§ DATA RECORDS
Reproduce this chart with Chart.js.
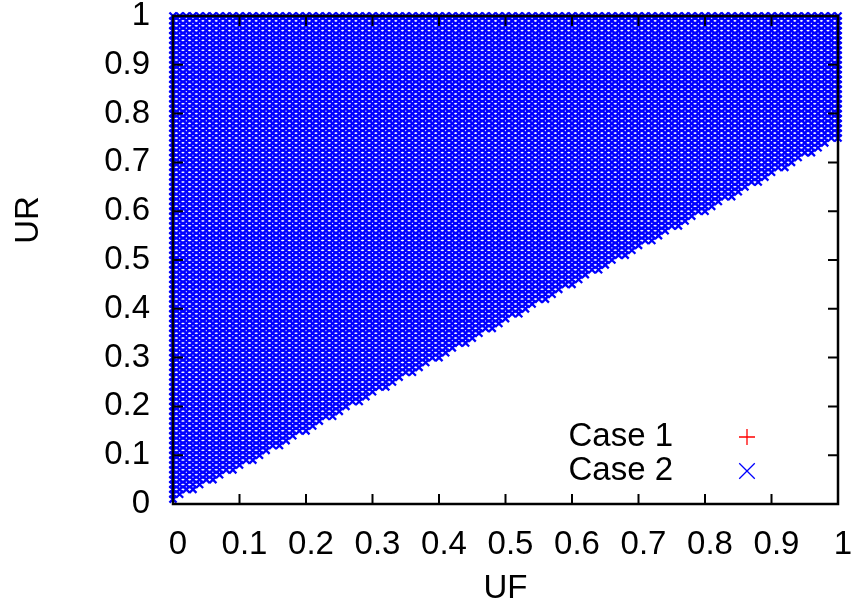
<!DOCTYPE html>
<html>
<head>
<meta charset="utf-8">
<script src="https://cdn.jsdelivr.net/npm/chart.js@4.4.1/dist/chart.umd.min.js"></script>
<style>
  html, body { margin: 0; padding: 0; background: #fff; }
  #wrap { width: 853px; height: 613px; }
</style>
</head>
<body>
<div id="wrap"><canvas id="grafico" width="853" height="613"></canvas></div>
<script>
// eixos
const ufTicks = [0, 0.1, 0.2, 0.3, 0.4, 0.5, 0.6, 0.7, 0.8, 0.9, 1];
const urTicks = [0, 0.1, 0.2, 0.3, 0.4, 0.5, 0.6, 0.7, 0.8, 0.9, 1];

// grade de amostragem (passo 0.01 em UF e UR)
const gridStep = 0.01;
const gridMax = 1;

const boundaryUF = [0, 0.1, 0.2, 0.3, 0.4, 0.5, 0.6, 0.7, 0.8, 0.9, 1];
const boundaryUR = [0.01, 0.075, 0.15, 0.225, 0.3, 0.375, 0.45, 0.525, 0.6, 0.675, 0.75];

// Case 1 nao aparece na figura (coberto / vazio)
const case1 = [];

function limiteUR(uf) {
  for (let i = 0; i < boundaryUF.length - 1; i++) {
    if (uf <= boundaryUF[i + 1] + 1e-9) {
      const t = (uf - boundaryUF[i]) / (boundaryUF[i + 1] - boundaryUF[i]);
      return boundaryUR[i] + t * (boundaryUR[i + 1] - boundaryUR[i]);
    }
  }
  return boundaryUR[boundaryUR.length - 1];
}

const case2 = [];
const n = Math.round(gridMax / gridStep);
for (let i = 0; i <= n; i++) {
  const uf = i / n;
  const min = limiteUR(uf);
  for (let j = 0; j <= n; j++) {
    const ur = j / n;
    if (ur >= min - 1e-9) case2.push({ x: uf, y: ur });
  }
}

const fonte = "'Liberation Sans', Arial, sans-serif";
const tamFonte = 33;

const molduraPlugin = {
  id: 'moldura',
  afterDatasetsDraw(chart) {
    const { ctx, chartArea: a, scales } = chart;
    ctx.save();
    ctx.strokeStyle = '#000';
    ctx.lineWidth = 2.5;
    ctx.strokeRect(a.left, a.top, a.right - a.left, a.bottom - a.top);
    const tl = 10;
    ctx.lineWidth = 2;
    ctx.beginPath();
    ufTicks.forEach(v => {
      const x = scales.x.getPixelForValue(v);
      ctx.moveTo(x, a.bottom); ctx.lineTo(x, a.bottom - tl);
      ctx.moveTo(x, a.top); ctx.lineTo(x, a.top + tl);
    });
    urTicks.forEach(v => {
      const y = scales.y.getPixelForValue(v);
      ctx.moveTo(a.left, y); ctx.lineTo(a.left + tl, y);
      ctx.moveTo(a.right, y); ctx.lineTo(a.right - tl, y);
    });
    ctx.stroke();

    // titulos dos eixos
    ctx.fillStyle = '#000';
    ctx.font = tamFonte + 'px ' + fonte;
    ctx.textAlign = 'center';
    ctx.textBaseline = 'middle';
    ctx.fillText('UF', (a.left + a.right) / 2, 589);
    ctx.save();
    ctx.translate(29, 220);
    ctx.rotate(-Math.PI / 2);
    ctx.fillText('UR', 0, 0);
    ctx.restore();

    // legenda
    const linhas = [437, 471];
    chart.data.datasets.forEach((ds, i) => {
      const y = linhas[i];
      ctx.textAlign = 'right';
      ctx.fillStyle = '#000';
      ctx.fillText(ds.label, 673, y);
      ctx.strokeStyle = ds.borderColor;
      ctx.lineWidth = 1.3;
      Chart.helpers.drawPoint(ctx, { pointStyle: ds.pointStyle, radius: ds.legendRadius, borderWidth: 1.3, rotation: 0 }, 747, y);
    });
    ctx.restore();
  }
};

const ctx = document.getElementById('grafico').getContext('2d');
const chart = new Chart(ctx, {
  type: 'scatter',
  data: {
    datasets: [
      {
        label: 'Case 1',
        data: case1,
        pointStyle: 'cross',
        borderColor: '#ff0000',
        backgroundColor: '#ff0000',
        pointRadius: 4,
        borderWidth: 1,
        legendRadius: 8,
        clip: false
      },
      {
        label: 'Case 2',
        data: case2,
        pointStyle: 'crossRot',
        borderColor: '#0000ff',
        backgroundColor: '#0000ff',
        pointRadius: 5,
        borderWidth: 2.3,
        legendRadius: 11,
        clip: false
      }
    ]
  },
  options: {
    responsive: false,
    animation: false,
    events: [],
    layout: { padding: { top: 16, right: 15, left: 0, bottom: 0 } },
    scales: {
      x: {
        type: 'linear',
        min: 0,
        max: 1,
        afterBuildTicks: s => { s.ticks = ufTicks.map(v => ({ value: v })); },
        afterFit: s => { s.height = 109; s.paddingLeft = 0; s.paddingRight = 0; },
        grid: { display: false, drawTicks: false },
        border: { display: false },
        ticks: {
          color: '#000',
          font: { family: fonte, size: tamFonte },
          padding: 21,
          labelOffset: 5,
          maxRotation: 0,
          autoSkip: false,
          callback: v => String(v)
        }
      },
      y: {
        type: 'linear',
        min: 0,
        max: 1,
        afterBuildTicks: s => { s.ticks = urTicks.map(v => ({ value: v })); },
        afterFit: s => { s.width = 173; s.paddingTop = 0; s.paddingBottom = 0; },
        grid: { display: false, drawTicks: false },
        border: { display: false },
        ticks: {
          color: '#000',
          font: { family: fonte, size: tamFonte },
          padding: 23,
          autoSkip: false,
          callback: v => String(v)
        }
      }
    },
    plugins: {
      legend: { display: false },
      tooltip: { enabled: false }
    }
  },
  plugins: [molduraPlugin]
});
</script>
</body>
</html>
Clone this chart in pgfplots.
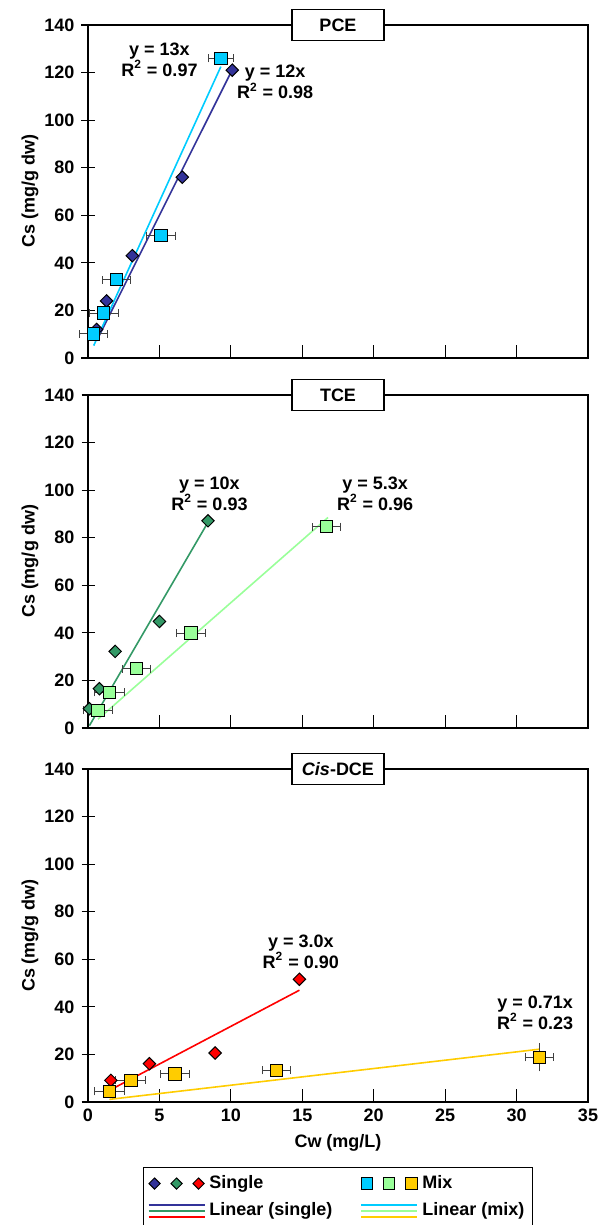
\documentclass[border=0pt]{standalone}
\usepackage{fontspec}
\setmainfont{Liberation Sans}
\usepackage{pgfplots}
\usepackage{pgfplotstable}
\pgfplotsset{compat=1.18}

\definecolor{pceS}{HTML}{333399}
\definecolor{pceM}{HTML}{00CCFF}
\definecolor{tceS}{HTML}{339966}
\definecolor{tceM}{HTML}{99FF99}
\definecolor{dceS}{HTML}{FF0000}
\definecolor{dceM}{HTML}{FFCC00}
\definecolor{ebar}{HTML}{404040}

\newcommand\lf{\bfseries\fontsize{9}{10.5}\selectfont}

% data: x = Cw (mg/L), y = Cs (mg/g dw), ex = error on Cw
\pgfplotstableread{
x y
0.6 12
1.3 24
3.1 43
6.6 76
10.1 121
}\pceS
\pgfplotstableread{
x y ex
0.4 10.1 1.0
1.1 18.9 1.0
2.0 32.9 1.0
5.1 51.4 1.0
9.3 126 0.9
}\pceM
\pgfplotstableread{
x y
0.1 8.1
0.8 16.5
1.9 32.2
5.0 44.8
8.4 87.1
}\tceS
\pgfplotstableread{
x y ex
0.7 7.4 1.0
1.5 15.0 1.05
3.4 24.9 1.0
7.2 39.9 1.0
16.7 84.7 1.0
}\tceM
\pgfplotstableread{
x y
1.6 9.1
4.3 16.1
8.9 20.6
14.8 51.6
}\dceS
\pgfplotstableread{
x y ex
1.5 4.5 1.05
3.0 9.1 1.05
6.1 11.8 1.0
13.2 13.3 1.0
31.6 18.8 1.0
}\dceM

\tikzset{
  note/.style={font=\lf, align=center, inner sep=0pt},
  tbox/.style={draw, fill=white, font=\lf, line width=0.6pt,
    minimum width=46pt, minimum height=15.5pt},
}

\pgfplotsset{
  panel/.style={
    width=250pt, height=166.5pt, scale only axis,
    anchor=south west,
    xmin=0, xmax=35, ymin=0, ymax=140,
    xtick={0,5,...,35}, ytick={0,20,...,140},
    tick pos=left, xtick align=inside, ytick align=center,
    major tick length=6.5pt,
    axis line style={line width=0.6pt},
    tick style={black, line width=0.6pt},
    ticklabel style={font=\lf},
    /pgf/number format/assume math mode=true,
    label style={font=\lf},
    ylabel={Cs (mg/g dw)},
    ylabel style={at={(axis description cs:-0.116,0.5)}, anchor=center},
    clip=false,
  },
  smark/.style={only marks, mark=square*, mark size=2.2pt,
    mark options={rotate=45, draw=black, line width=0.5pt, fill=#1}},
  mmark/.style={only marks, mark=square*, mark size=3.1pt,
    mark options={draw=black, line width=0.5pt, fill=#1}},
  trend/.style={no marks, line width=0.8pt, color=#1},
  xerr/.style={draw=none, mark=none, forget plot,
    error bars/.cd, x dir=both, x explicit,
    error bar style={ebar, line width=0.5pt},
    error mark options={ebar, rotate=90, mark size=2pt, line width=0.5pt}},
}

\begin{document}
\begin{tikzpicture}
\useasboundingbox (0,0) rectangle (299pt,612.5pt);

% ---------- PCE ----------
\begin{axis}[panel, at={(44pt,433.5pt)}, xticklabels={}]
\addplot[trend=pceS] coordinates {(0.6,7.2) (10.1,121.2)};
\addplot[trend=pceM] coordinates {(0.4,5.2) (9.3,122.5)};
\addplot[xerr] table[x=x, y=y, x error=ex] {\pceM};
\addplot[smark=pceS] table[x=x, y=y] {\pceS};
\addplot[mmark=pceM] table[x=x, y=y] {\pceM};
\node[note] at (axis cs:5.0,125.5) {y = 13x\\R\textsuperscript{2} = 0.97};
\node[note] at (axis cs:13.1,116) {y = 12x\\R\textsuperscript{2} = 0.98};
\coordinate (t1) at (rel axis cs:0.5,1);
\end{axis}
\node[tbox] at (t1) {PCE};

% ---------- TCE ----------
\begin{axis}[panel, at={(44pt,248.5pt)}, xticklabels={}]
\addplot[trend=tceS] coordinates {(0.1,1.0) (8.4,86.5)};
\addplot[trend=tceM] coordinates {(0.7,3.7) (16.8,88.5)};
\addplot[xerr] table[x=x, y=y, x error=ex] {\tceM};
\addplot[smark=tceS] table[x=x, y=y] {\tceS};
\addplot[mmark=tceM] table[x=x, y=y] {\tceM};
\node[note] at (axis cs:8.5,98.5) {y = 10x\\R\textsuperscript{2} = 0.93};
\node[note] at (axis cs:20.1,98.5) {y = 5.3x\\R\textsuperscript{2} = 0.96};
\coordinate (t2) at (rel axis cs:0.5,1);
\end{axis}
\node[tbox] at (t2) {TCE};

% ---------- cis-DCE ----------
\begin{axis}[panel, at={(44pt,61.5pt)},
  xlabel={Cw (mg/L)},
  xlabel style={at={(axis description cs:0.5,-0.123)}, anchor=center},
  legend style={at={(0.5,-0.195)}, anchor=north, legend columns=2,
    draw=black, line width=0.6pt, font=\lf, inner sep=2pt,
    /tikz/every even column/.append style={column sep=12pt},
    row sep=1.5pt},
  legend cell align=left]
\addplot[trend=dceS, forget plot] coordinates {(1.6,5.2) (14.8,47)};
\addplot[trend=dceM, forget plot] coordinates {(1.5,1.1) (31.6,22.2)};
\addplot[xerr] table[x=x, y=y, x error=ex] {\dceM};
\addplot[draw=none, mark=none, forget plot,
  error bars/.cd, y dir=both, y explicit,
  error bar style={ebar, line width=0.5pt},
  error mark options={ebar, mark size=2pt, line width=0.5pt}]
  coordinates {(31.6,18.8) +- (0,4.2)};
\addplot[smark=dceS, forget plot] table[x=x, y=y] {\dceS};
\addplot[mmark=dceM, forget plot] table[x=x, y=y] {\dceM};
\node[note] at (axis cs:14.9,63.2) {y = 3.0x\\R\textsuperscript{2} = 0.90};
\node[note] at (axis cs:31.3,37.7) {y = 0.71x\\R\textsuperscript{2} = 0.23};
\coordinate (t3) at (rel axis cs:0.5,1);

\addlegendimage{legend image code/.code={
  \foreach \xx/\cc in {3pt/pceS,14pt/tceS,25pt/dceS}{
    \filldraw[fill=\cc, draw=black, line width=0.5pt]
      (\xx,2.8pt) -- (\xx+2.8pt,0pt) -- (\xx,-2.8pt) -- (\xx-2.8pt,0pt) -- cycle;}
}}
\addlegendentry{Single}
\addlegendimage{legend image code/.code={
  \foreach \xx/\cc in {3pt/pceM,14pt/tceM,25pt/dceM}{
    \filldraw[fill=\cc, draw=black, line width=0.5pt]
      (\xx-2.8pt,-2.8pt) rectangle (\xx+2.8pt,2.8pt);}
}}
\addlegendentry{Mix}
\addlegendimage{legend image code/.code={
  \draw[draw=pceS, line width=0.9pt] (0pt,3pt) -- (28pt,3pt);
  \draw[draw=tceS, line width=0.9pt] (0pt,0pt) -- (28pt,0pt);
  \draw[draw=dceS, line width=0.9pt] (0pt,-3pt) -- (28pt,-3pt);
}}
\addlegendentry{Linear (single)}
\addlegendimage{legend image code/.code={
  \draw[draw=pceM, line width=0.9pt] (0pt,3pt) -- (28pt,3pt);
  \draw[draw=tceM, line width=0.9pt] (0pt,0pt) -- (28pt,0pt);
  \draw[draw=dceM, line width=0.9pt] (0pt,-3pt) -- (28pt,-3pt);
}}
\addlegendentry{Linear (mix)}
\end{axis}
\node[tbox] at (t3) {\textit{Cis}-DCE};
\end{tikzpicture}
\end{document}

§ WRITTEN TASK
Take the lines above from the top of the records through the one with "0.6, 0.675, 0.75];" and repeat them exactly, without any pictures.

§ COMPLETED EXERCISE
Reproduce this chart with Chart.js.
<!DOCTYPE html>
<html>
<head>
<meta charset="utf-8">
<script src="https://cdn.jsdelivr.net/npm/chart.js@4.4.1/dist/chart.umd.min.js"></script>
<style>
  html, body { margin: 0; padding: 0; background: #fff; }
  #wrap { width: 853px; height: 613px; }
</style>
</head>
<body>
<div id="wrap"><canvas id="grafico" width="853" height="613"></canvas></div>
<script>
// eixos
const ufTicks = [0, 0.1, 0.2, 0.3, 0.4, 0.5, 0.6, 0.7, 0.8, 0.9, 1];
const urTicks = [0, 0.1, 0.2, 0.3, 0.4, 0.5, 0.6, 0.7, 0.8, 0.9, 1];

// grade de amostragem (passo 0.01 em UF e UR)
const gridStep = 0.01;
const gridMax = 1;

const boundaryUF = [0, 0.1, 0.2, 0.3, 0.4, 0.5, 0.6, 0.7, 0.8, 0.9, 1];
const boundaryUR = [0.01, 0.075, 0.15, 0.225, 0.3, 0.375, 0.45, 0.525, 0.6, 0.675, 0.75];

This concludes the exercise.